→ Given exercise
Print word for word the first line of the listing below and every line after it, through the line with "import seaborn as sns". Leave out the pictures and the rest.

→ Supplied information
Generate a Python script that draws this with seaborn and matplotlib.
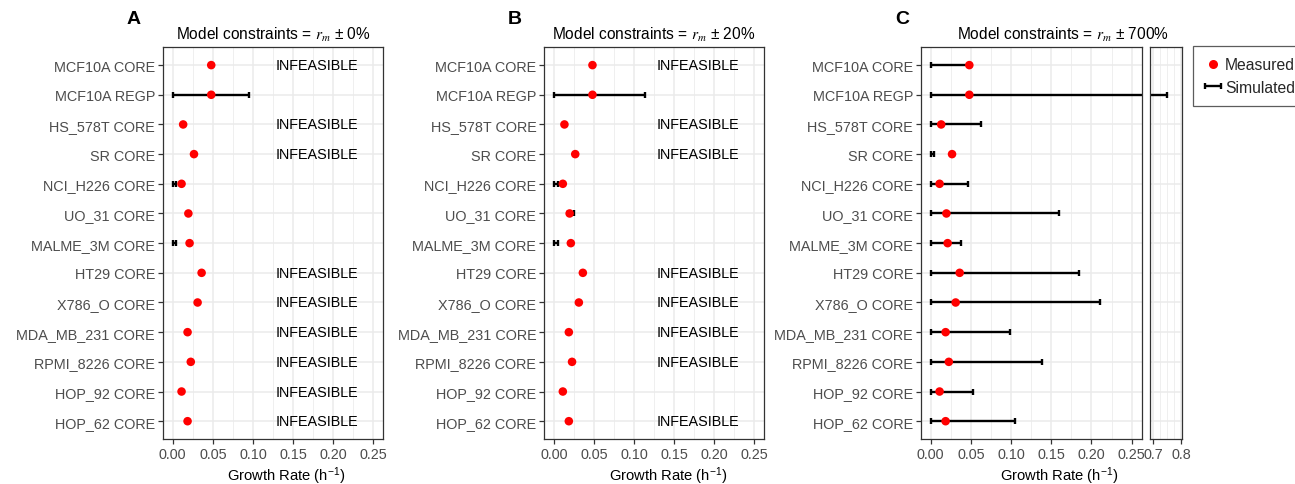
import numpy as np
import pandas as pd
import matplotlib
matplotlib.use("Agg")
import matplotlib.pyplot as plt
from matplotlib.ticker import FixedLocator
import seaborn as sns

# data
cell_lines = ["MCF10A CORE", "MCF10A REGP", "HS_578T CORE", "SR CORE", "NCI_H226 CORE",
              "UO_31 CORE", "MALME_3M CORE", "HT29 CORE", "X786_O CORE", "MDA_MB_231 CORE",
              "RPMI_8226 CORE", "HOP_92 CORE", "HOP_62 CORE"]
measured = [0.048, 0.048, 0.013, 0.0265, 0.011, 0.0195, 0.021, 0.036, 0.031, 0.0185,
            0.0225, 0.011, 0.0185]

nan = np.nan
# simulated ranges (nan = infeasible)
sim_lo_a = [nan, 0.0, nan, nan, 0.0, 0.019, 0.0, nan, nan, nan, nan, nan, nan]
sim_hi_a = [nan, 0.095, nan, nan, 0.004, 0.020, 0.004, nan, nan, nan, nan, nan, nan]
sim_lo_b = [nan, 0.0, nan, nan, 0.0, 0.017, 0.0, nan, nan, nan, nan, 0.0105, nan]
sim_hi_b = [nan, 0.114, nan, nan, 0.005, 0.0245, 0.005, nan, nan, nan, nan, 0.0115, nan]
sim_lo_c = [0.0] * 13
sim_hi_c = [0.048, 0.75, 0.063, 0.0045, 0.046, 0.159, 0.038, 0.184, 0.21, 0.099,
            0.138, 0.053, 0.105]

titles = ["0%", "20%", "700%"]

sns.set_theme(style="whitegrid")
plt.rcParams["font.family"] = ["Liberation Sans", "DejaVu Sans"]
plt.rcParams["mathtext.fontset"] = "stix"

W, H = 1295, 485
fig = plt.figure(figsize=(W / 100, H / 100), dpi=100)


def px_axes(x0, x1, y0=48.3, y1=440):
    return fig.add_axes([x0 / W, 1 - y1 / H, (x1 - x0) / W, (y1 - y0) / H])


GRID = "#EBEBEB"
FRAME = "#333333"
TICKLAB = "#4D4D4D"
FS = 10.4


def style_axes(ax, xlim, major, minor, show_y=True, ticklabels=None):
    ax.set_xlim(*xlim)
    ax.set_ylim(len(cell_lines) - 0.4, -0.6)
    ax.xaxis.set_major_locator(FixedLocator(major))
    ax.xaxis.set_minor_locator(FixedLocator(minor))
    if ticklabels is not None:
        ax.set_xticklabels(ticklabels)
    else:
        ax.set_xticklabels([f"{v:.2f}" for v in major])
    ax.set_yticks(range(len(cell_lines)))
    if show_y:
        ax.set_yticklabels(cell_lines)
    else:
        ax.set_yticklabels([])
    ax.grid(False)
    ax.grid(which="major", color=GRID, lw=1.1)
    ax.grid(which="minor", axis="x", color=GRID, lw=0.55)
    ax.set_axisbelow(True)
    for sp in ax.spines.values():
        sp.set_visible(True)
        sp.set_color(FRAME)
        sp.set_linewidth(0.9)
    ax.tick_params(axis="x", which="major", bottom=True, length=3.5, width=0.9,
                   color=FRAME, labelcolor=TICKLAB, labelsize=FS, pad=2)
    ax.tick_params(axis="y", which="major", left=show_y, length=3.5 if show_y else 0,
                   width=0.9, color=FRAME, labelcolor=TICKLAB, labelsize=FS, pad=2)
    ax.tick_params(which="minor", length=0)
    ax.set_xlabel("")
    ax.set_ylabel("")


def draw(ax, lo, hi, infeasible_text=True):
    df = pd.DataFrame({"cell": cell_lines, "pos": np.arange(len(cell_lines)),
                       "measured": measured, "lo": lo, "hi": hi})
    ok = df.dropna(subset=["lo", "hi"])
    mid = (ok["lo"] + ok["hi"]) / 2
    eb = ax.errorbar(mid, ok["pos"], xerr=[mid - ok["lo"], ok["hi"] - mid], fmt="none",
                     ecolor="black", elinewidth=1.7, capsize=2.5, capthick=1.7, zorder=2)
    sns.scatterplot(data=df, x="measured", y="pos", ax=ax, color="#FF0000", s=38,
                    edgecolor="none", linewidth=0, zorder=5)
    if infeasible_text:
        for _, r in df[df["lo"].isna()].iterrows():
            ax.text(0.18, r["pos"], "INFEASIBLE", ha="center", va="center",
                    fontsize=FS, color="black")
    return eb


xlim_main = (-0.0125, 0.2625)
major_main = [0, 0.05, 0.10, 0.15, 0.20, 0.25]
minor_main = [0.025, 0.075, 0.125, 0.175, 0.225]

ax_a = px_axes(162.7, 383.3)
draw(ax_a, sim_lo_a, sim_hi_a)
style_axes(ax_a, xlim_main, major_main, minor_main)

ax_b = px_axes(544, 764.3)
draw(ax_b, sim_lo_b, sim_hi_b)
style_axes(ax_b, xlim_main, major_main, minor_main)

ax_c = px_axes(920.7, 1141.7)
eb = draw(ax_c, sim_lo_c, sim_hi_c)
style_axes(ax_c, xlim_main, major_main, minor_main)

ax_c2 = px_axes(1150, 1182)
draw(ax_c2, sim_lo_c, sim_hi_c)
style_axes(ax_c2, (0.688, 0.8025), [0.7, 0.8], [0.725, 0.75, 0.775], show_y=False,
           ticklabels=["0.7", "0.8"])

# titles, axis labels, panel letters
for cx, pct in zip([273, 654, 1063], titles):
    fig.text(cx / W, 1 - 35 / H, r"Model constraints = $r_m$ ± " + pct, ha="center",
             va="center", fontsize=11.2, color="black")
for cx in [286, 668, 1059.7]:
    fig.text(cx / W, 1 - 481 / H, r"Growth Rate (h$^{\mathregular{-1}}$)", ha="center",
             va="baseline", fontsize=10.6, color="black")
for cx, letter in zip([134, 515, 902], ["A", "B", "C"]):
    fig.text(cx / W, 1 - 20 / H, letter, ha="center", va="center", fontsize=14,
             fontweight="bold", color="black")

# legend
meas_handle = plt.Line2D([], [], ls="none", marker="o", color="#FF0000", markersize=6.5,
                         markeredgewidth=0)
leg = fig.legend([meas_handle, eb], ["Measured", "Simulated"], loc="upper left",
                 bbox_to_anchor=(1192.7 / W, 1 - 46.7 / H), frameon=True, fontsize=11.3,
                 handlelength=1.1, handletextpad=0.2, borderpad=0.75, labelspacing=0.45,
                 borderaxespad=0, fancybox=False)
leg.get_frame().set_edgecolor(FRAME)
leg.get_frame().set_linewidth(0.9)

fig.savefig("out.png", dpi=100)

→ Task answer
Generate a Python script that draws this with seaborn and matplotlib.
import numpy as np
import pandas as pd
import matplotlib
matplotlib.use("Agg")
import matplotlib.pyplot as plt
from matplotlib.ticker import FixedLocator
import seaborn as sns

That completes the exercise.